■ Given material
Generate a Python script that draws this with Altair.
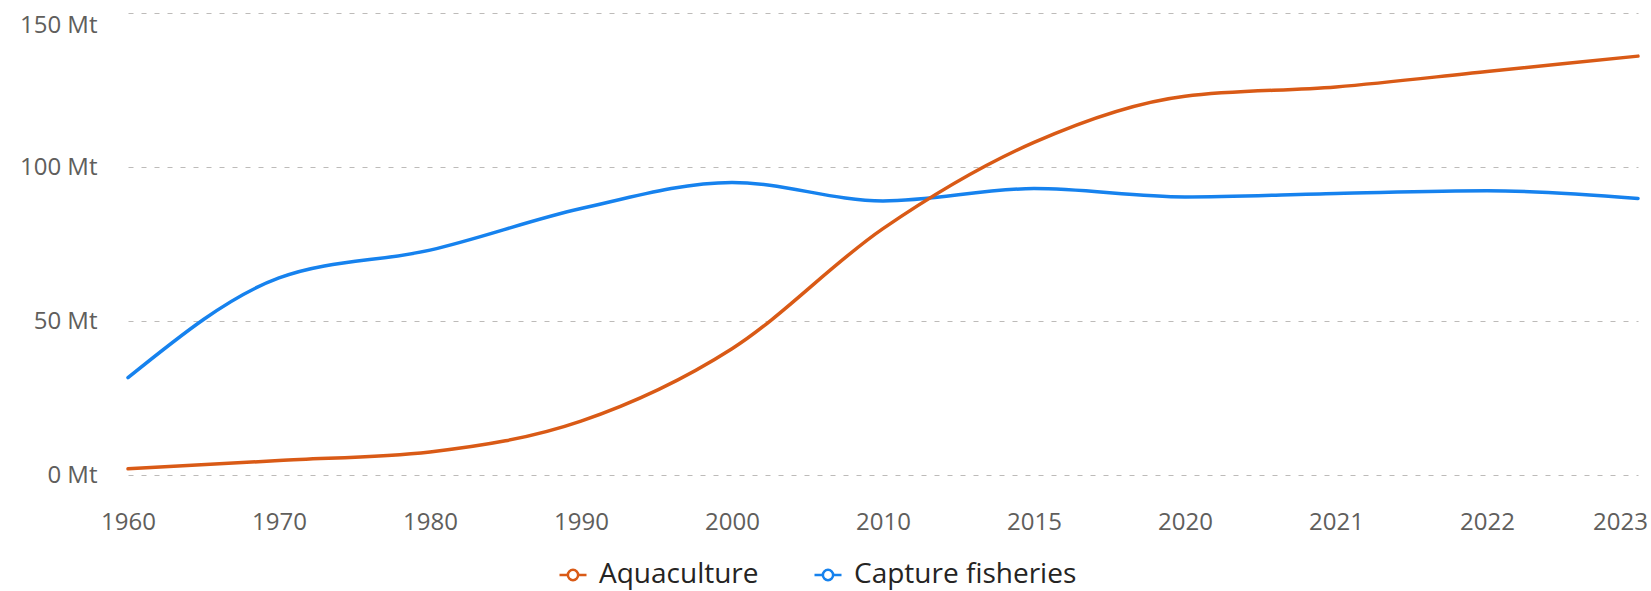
import altair as alt
import pandas as pd

# Production by source, million tonnes
years = ["1960", "1970", "1980", "1990", "2000", "2010", "2015", "2020", "2021", "2022", "2023"]
aquaculture = [2.0, 4.7, 7.5, 17.5, 41.0, 80.0, 108.0, 123.0, 126.0, 131.0, 136.0]
capture = [31.6, 64.0, 73.0, 86.5, 95.0, 89.0, 93.0, 90.3, 91.4, 92.3, 89.8]

series = ["Aquaculture", "Capture fisheries"]
colors = ["#D95A16", "#1682EE"]
y_ticks = [0, 50, 100, 150]

# capture rows first so the aquaculture line is drawn on top
rows = []
for name, vals in (("Capture fisheries", capture), ("Aquaculture", aquaculture)):
    for yr, v in zip(years, vals):
        rows.append({"year": yr, "series": name, "value": v})
df = pd.DataFrame(rows)

# line-with-open-circle legend glyph
legend_symbol = (
    "M-1,0L-0.38,0M0.38,0L1,0"
    "M-0.38,0A0.38,0.38,0,1,1,0.38,0A0.38,0.38,0,1,1,-0.38,0Z"
)

font = "Open Sans"

chart = alt.Chart(df).mark_line(
    interpolate="monotone", strokeWidth=3.5, strokeCap="round", strokeJoin="round"
).encode(
    x=alt.X(
        "year:O",
        sort=years,
        scale=alt.Scale(type="point", padding=0),
        axis=alt.Axis(
            title=None,
            labelAngle=0,
            domain=False,
            ticks=False,
            grid=False,
            labelPadding=35,
            labelFontSize=24,
            labelFont=font,
            labelColor="#605E5C",
            labelOffset=alt.condition("datum.value == '2023'", alt.value(-18), alt.value(0)),
        ),
    ),
    y=alt.Y(
        "value:Q",
        scale=alt.Scale(domain=[0, 150], nice=False),
        axis=alt.Axis(
            title=None,
            values=y_ticks,
            labelExpr="datum.value + ' Mt'",
            domain=False,
            ticks=False,
            labelPadding=31,
            labelFontSize=24,
            labelFont=font,
            labelColor="#605E5C",
            labelBaseline=alt.condition("datum.value == 150", alt.value("top"), alt.value("middle")),
            grid=True,
            gridColor="#BDBBB9",
            gridDash=[5, 8],
            gridWidth=1,
        ),
    ),
    color=alt.Color(
        "series:N",
        scale=alt.Scale(domain=series, range=colors),
        legend=alt.Legend(
            title=None,
            orient="none",
            legendX=430,
            legendY=547,
            direction="horizontal",
            symbolType=legend_symbol,
            symbolSize=729,
            symbolStrokeWidth=2.5,
            symbolFillColor="white",
            labelFontSize=28,
            labelFont=font,
            labelColor="#252423",
            labelOffset=11,
            labelLimit=0,
            columnPadding=50,
        ),
    ),
).properties(
    width=1510,
    height=462,
    padding={"left": 128, "top": 13, "right": 13, "bottom": 116},
    autosize="none",
).configure_view(stroke=None)

chart.save("out.html", embed_options={"renderer": "svg", "actions": False})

■ To do
Using the data above, write out every line exactly, leaving the images behind.

■ Task answer
Generate a Python script that draws this with Altair.
import altair as alt
import pandas as pd

# Production by source, million tonnes
years = ["1960", "1970", "1980", "1990", "2000", "2010", "2015", "2020", "2021", "2022", "2023"]
aquaculture = [2.0, 4.7, 7.5, 17.5, 41.0, 80.0, 108.0, 123.0, 126.0, 131.0, 136.0]
capture = [31.6, 64.0, 73.0, 86.5, 95.0, 89.0, 93.0, 90.3, 91.4, 92.3, 89.8]

series = ["Aquaculture", "Capture fisheries"]
colors = ["#D95A16", "#1682EE"]
y_ticks = [0, 50, 100, 150]

# capture rows first so the aquaculture line is drawn on top
rows = []
for name, vals in (("Capture fisheries", capture), ("Aquaculture", aquaculture)):
    for yr, v in zip(years, vals):
        rows.append({"year": yr, "series": name, "value": v})
df = pd.DataFrame(rows)

# line-with-open-circle legend glyph
legend_symbol = (
    "M-1,0L-0.38,0M0.38,0L1,0"
    "M-0.38,0A0.38,0.38,0,1,1,0.38,0A0.38,0.38,0,1,1,-0.38,0Z"
)

font = "Open Sans"

chart = alt.Chart(df).mark_line(
    interpolate="monotone", strokeWidth=3.5, strokeCap="round", strokeJoin="round"
).encode(
    x=alt.X(
        "year:O",
        sort=years,
        scale=alt.Scale(type="point", padding=0),
        axis=alt.Axis(
            title=None,
            labelAngle=0,
            domain=False,
            ticks=False,
            grid=False,
            labelPadding=35,
            labelFontSize=24,
            labelFont=font,
            labelColor="#605E5C",
            labelOffset=alt.condition("datum.value == '2023'", alt.value(-18), alt.value(0)),
        ),
    ),
    y=alt.Y(
        "value:Q",
        scale=alt.Scale(domain=[0, 150], nice=False),
        axis=alt.Axis(
            title=None,
            values=y_ticks,
            labelExpr="datum.value + ' Mt'",
            domain=False,
            ticks=False,
            labelPadding=31,
            labelFontSize=24,
            labelFont=font,
            labelColor="#605E5C",
            labelBaseline=alt.condition("datum.value == 150", alt.value("top"), alt.value("middle")),
            grid=True,
            gridColor="#BDBBB9",
            gridDash=[5, 8],
            gridWidth=1,
        ),
    ),
    color=alt.Color(
        "series:N",
        scale=alt.Scale(domain=series, range=colors),
        legend=alt.Legend(
            title=None,
            orient="none",
            legendX=430,
            legendY=547,
            direction="horizontal",
            symbolType=legend_symbol,
            symbolSize=729,
            symbolStrokeWidth=2.5,
            symbolFillColor="white",
            labelFontSize=28,
            labelFont=font,
            labelColor="#252423",
            labelOffset=11,
            labelLimit=0,
            columnPadding=50,
        ),
    ),
).properties(
    width=1510,
    height=462,
    padding={"left": 128, "top": 13, "right": 13, "bottom": 116},
    autosize="none",
).configure_view(stroke=None)

chart.save("out.html", embed_options={"renderer": "svg", "actions": False})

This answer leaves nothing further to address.